§ **AIM**: The required output is the block of lines from the line with "Output the Python" to the line with "import pandas as pd", endpoints included and pictures omitted.

(Source code of charts)
.....
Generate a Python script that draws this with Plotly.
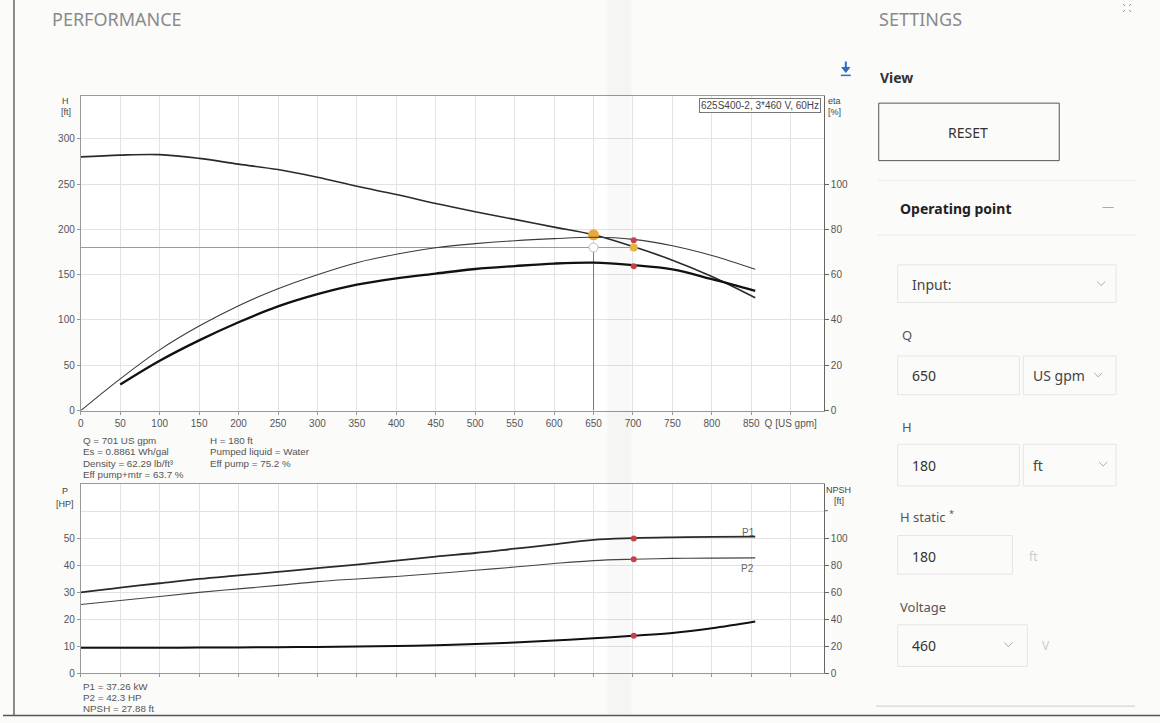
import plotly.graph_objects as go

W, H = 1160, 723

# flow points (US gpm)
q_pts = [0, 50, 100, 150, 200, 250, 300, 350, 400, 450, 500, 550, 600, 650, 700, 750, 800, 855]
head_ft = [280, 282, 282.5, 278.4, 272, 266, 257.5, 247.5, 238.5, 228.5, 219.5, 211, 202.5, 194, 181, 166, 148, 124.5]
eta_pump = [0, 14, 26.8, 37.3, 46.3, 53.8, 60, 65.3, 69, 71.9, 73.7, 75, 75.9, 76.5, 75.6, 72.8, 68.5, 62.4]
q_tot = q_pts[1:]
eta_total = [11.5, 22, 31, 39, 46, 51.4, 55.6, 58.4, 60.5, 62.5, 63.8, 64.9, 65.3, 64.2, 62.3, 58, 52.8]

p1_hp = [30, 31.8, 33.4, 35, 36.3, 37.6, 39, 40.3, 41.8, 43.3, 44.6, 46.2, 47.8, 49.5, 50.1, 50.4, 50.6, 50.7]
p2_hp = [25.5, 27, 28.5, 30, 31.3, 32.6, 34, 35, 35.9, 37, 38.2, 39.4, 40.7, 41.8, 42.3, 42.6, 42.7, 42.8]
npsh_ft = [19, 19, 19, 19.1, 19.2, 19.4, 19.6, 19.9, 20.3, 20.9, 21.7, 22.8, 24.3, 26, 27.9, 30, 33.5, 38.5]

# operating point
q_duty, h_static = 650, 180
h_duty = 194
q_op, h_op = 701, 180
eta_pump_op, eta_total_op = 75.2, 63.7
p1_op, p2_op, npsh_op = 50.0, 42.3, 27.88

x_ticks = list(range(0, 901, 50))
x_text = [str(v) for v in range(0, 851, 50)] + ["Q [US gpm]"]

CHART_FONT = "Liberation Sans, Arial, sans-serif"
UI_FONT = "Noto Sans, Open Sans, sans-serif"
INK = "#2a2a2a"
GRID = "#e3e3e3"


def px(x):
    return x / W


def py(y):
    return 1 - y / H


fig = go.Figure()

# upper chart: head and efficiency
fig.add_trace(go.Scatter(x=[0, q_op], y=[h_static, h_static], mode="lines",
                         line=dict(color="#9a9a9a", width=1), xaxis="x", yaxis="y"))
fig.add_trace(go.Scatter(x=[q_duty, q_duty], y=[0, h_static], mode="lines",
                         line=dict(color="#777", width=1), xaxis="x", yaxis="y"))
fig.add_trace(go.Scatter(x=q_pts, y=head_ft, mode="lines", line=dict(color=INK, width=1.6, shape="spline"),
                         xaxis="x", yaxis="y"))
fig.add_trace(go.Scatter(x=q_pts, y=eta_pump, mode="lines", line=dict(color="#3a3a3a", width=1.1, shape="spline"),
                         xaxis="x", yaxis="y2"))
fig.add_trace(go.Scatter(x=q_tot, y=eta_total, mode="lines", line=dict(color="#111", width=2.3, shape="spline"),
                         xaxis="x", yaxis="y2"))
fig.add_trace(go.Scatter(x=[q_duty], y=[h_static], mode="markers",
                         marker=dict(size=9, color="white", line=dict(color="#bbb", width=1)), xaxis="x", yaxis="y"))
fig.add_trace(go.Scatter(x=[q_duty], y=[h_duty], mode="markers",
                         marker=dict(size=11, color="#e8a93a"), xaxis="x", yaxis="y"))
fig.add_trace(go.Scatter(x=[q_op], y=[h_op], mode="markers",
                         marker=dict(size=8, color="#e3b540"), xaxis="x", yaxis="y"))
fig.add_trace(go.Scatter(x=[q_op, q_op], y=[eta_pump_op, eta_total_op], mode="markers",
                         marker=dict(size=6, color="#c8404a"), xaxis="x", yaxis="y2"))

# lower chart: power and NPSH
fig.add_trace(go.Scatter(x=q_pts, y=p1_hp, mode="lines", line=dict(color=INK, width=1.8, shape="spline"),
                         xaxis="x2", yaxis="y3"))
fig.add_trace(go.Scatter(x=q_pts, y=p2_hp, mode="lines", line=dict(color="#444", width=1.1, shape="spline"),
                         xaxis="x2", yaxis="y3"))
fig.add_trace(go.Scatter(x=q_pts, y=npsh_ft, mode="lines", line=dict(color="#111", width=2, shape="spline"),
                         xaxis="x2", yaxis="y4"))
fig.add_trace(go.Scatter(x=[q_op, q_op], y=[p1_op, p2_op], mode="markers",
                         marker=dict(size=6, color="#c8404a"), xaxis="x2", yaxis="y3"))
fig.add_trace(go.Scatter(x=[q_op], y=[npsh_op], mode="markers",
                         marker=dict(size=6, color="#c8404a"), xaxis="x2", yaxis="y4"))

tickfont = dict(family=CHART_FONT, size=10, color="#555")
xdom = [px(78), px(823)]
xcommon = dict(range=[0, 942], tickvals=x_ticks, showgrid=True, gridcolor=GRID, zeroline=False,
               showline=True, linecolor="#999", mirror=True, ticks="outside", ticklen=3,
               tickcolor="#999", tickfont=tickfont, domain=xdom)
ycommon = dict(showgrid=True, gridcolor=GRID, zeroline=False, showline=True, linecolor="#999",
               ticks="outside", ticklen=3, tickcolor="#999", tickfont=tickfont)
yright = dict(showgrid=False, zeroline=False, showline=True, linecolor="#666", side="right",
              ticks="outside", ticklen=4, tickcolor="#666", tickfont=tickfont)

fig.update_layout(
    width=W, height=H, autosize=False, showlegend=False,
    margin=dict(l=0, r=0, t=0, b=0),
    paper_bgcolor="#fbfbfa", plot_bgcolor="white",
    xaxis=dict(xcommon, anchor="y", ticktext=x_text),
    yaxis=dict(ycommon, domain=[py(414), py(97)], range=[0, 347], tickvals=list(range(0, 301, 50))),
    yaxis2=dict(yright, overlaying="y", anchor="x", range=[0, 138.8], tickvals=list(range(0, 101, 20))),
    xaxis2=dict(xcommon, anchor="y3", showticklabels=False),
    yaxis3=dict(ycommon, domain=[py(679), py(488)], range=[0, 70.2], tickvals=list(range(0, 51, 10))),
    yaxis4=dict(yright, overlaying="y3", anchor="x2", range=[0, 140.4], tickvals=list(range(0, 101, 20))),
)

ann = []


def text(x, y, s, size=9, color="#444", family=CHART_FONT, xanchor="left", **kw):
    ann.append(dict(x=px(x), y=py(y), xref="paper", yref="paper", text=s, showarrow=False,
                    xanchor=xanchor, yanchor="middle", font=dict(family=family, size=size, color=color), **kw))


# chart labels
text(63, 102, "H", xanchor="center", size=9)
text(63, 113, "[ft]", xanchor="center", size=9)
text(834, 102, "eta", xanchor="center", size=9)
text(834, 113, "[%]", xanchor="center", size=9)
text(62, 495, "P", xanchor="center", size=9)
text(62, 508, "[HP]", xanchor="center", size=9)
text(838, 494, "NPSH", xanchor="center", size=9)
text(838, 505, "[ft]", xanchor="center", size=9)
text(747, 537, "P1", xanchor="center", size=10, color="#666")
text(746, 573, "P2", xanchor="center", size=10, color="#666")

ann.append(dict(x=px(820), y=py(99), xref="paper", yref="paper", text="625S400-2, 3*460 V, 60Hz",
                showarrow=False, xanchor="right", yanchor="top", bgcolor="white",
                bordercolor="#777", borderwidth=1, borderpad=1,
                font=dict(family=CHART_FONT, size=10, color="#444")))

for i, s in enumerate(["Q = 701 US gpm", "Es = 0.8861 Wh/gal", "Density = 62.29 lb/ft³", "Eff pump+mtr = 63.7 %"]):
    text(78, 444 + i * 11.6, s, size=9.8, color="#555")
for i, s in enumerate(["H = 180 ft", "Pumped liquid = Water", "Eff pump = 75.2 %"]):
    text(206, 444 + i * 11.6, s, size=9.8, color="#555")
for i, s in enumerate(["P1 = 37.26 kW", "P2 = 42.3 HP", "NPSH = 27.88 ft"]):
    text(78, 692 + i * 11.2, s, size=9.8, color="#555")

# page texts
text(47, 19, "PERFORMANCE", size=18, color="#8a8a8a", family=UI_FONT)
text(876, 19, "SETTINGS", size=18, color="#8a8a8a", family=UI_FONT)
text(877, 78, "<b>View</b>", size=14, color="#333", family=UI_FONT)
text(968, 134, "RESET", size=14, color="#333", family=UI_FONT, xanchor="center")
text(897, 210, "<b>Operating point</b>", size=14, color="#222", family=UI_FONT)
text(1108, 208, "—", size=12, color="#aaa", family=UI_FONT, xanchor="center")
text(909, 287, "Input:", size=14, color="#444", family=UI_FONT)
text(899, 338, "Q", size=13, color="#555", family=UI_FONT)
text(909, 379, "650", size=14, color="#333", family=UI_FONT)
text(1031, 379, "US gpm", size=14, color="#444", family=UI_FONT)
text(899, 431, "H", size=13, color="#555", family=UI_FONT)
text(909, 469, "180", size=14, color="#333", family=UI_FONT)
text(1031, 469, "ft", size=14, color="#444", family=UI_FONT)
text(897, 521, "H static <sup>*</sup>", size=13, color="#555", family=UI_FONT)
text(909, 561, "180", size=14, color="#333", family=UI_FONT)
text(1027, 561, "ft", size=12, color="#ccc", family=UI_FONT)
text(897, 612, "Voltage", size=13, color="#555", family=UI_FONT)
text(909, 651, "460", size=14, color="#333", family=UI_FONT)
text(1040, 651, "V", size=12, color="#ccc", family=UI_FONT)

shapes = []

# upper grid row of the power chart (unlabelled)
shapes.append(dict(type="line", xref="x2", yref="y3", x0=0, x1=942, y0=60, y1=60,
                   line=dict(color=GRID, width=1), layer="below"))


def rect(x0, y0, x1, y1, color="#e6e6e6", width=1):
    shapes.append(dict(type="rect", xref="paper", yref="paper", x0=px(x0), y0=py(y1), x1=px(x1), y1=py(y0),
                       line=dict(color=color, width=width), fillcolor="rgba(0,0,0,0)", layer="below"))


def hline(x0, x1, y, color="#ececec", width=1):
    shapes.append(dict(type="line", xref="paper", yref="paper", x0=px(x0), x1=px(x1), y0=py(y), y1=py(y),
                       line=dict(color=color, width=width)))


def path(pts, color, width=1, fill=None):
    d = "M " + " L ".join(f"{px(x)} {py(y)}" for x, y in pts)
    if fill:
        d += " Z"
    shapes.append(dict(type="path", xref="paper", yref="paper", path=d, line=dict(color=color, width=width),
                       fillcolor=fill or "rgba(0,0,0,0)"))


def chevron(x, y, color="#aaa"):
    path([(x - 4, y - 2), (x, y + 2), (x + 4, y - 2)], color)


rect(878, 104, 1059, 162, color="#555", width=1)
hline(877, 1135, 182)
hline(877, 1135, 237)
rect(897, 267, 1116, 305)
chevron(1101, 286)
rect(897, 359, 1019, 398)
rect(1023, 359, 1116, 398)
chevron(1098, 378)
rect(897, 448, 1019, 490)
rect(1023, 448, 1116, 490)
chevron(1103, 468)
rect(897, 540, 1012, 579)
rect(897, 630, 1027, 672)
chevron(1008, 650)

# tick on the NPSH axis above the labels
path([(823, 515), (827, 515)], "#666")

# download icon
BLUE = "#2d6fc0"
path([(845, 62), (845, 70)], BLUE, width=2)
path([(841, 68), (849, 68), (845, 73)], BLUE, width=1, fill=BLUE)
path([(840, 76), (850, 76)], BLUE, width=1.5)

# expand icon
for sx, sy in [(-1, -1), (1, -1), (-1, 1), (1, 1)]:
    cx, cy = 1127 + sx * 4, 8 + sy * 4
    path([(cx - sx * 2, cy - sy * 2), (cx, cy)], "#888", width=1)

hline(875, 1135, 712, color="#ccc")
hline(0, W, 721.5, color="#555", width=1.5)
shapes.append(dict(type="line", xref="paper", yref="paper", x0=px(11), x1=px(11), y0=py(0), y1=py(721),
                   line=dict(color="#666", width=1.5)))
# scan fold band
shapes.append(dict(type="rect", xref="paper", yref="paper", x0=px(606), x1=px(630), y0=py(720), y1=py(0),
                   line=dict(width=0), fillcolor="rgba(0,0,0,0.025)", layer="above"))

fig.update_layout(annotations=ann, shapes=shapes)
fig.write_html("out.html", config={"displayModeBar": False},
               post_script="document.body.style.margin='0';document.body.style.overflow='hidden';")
.....
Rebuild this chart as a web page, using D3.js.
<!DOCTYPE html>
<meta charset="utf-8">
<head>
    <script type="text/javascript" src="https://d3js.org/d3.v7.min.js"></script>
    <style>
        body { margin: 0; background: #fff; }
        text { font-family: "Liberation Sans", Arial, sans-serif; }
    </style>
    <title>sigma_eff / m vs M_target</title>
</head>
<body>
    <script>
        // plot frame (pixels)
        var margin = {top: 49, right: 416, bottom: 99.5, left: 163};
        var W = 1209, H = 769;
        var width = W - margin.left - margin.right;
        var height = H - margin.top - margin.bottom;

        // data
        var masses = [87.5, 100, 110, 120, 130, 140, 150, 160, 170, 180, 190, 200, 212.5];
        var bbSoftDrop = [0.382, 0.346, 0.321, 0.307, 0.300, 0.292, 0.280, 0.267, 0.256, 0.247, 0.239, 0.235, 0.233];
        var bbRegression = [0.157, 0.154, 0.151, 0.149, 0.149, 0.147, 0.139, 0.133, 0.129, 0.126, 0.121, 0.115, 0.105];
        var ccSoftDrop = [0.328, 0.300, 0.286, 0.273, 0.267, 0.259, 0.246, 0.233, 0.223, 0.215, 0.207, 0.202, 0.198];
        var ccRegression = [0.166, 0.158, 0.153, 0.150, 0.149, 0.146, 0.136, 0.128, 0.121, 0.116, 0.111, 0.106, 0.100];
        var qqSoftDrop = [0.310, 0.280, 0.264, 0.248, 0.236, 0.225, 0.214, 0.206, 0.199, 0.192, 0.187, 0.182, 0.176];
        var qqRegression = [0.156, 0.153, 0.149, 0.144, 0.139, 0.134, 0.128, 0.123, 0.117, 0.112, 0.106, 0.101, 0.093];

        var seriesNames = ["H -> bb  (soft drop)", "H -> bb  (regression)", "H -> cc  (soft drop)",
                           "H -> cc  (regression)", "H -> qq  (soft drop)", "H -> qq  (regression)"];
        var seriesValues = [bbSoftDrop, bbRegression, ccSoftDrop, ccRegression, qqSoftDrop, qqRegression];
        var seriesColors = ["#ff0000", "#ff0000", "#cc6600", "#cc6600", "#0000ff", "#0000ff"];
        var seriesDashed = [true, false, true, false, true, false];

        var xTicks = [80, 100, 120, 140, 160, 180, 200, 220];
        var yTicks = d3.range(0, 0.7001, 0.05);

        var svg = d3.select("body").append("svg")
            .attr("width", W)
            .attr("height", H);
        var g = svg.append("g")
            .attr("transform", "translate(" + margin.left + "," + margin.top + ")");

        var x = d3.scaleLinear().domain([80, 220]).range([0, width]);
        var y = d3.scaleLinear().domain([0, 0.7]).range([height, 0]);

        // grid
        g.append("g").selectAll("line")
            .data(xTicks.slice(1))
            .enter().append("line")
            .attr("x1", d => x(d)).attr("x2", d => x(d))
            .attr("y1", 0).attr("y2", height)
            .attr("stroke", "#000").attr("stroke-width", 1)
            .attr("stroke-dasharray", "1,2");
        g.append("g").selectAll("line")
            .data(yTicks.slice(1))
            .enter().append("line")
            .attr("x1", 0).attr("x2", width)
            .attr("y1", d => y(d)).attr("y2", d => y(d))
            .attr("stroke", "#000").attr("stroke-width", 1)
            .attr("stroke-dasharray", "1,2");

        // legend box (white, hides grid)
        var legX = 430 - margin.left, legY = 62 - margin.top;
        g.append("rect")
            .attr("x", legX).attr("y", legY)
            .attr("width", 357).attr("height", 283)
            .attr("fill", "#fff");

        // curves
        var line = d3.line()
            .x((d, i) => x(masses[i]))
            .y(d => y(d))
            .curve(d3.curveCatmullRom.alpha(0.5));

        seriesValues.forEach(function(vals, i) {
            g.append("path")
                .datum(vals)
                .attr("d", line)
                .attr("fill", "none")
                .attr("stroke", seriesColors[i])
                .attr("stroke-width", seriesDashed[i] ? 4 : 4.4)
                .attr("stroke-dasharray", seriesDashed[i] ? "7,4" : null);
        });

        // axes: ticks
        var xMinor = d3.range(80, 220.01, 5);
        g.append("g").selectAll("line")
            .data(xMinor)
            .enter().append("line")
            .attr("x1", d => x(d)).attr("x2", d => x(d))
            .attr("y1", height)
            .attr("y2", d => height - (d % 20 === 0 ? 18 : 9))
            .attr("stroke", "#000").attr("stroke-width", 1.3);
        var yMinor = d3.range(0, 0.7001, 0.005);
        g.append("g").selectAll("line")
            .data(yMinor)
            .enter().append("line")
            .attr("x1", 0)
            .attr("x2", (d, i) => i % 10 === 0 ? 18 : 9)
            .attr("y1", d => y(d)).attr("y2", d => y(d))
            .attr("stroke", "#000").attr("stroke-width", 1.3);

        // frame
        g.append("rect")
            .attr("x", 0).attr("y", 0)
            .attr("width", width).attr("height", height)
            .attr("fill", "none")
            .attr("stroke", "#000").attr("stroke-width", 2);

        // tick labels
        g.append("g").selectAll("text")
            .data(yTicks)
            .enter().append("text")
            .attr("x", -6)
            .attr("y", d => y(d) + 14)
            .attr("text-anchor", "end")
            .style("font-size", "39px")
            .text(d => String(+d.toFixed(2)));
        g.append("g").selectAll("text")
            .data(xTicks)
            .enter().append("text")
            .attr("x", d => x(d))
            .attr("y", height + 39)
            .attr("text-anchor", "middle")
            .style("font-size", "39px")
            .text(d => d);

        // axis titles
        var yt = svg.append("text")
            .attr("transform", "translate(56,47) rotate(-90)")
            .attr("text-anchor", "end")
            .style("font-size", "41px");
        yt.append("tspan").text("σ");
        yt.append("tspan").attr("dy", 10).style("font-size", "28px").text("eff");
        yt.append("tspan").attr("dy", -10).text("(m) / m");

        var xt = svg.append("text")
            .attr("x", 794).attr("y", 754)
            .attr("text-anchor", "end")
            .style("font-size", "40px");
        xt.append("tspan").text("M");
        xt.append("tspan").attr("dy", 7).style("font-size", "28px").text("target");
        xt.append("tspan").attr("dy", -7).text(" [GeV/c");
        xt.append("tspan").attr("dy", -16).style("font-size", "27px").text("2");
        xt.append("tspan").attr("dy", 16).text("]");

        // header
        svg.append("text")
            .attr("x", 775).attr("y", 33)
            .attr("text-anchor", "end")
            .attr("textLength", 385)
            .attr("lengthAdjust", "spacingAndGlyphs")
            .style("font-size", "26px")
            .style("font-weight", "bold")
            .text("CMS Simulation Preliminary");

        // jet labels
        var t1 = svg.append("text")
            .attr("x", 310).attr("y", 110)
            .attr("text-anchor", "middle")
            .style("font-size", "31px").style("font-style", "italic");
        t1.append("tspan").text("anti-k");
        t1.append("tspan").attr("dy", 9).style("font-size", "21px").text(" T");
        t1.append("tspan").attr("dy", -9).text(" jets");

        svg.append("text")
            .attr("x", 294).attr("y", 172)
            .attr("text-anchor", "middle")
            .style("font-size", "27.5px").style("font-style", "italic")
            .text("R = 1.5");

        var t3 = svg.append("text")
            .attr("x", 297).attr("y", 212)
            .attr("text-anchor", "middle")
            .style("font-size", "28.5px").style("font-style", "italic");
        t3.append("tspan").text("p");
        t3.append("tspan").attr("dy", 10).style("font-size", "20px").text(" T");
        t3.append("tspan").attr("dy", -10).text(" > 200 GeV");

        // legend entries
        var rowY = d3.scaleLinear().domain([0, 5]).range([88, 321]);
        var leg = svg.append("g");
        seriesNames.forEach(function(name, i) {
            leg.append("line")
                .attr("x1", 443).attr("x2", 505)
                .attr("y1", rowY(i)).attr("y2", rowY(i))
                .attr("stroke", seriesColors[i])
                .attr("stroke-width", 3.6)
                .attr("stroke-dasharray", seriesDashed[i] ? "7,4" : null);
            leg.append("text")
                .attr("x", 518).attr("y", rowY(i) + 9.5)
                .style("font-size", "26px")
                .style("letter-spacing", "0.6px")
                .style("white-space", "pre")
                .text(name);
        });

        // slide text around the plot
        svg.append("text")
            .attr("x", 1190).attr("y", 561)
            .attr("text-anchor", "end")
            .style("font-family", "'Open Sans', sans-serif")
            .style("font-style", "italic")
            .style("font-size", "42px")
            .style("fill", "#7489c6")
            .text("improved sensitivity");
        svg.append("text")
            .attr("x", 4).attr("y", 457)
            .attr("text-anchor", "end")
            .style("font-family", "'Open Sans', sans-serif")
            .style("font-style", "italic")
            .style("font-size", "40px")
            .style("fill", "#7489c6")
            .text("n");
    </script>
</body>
.....
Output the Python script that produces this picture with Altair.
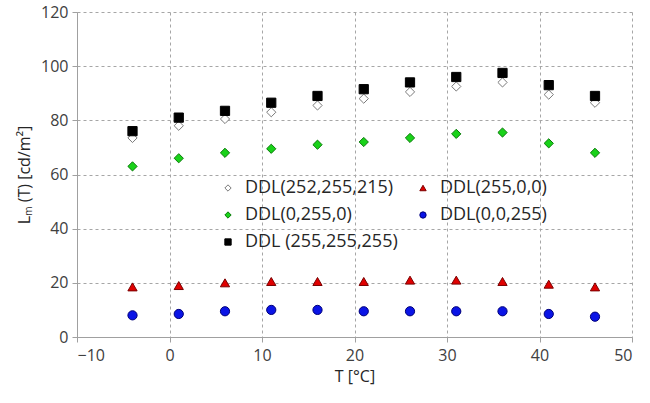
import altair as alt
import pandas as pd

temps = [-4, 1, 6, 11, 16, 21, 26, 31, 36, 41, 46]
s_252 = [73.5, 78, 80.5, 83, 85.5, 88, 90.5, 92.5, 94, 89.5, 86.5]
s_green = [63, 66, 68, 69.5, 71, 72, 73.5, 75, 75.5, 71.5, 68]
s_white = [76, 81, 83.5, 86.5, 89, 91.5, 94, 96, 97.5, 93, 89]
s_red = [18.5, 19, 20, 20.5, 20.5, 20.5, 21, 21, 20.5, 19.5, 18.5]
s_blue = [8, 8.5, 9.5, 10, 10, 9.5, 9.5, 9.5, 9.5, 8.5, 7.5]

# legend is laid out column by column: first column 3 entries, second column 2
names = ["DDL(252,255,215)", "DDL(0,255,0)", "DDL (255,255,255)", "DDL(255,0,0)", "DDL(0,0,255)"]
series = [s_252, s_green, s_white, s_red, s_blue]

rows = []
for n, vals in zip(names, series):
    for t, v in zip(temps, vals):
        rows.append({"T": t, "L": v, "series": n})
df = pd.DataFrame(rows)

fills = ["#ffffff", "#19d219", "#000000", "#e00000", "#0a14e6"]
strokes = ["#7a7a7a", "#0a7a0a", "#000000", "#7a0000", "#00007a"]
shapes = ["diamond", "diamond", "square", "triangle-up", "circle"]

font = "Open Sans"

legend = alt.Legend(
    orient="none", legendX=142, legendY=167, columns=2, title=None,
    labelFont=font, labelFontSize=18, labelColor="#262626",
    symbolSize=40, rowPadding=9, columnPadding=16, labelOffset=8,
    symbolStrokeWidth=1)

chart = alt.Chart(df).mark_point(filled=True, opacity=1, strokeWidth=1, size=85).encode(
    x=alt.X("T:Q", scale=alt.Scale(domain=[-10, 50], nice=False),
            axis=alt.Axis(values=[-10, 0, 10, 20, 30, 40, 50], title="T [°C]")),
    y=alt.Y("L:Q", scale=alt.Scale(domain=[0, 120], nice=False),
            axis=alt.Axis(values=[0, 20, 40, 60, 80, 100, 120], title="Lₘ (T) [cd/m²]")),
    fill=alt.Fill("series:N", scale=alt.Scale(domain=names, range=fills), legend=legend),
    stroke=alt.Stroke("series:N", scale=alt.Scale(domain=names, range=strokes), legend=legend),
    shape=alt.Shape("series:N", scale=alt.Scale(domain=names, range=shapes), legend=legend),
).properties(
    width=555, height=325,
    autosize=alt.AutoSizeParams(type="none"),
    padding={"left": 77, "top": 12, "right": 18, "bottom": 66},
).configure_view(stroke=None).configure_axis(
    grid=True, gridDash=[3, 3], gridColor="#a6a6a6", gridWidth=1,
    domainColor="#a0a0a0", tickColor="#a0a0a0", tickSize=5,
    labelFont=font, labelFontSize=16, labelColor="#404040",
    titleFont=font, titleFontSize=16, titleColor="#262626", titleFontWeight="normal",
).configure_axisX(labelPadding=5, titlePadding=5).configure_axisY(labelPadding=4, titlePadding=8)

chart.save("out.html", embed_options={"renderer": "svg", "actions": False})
.....
§ **TASK ANSWER**:
Output the Python script that produces this picture with Altair.
import altair as alt
import pandas as pd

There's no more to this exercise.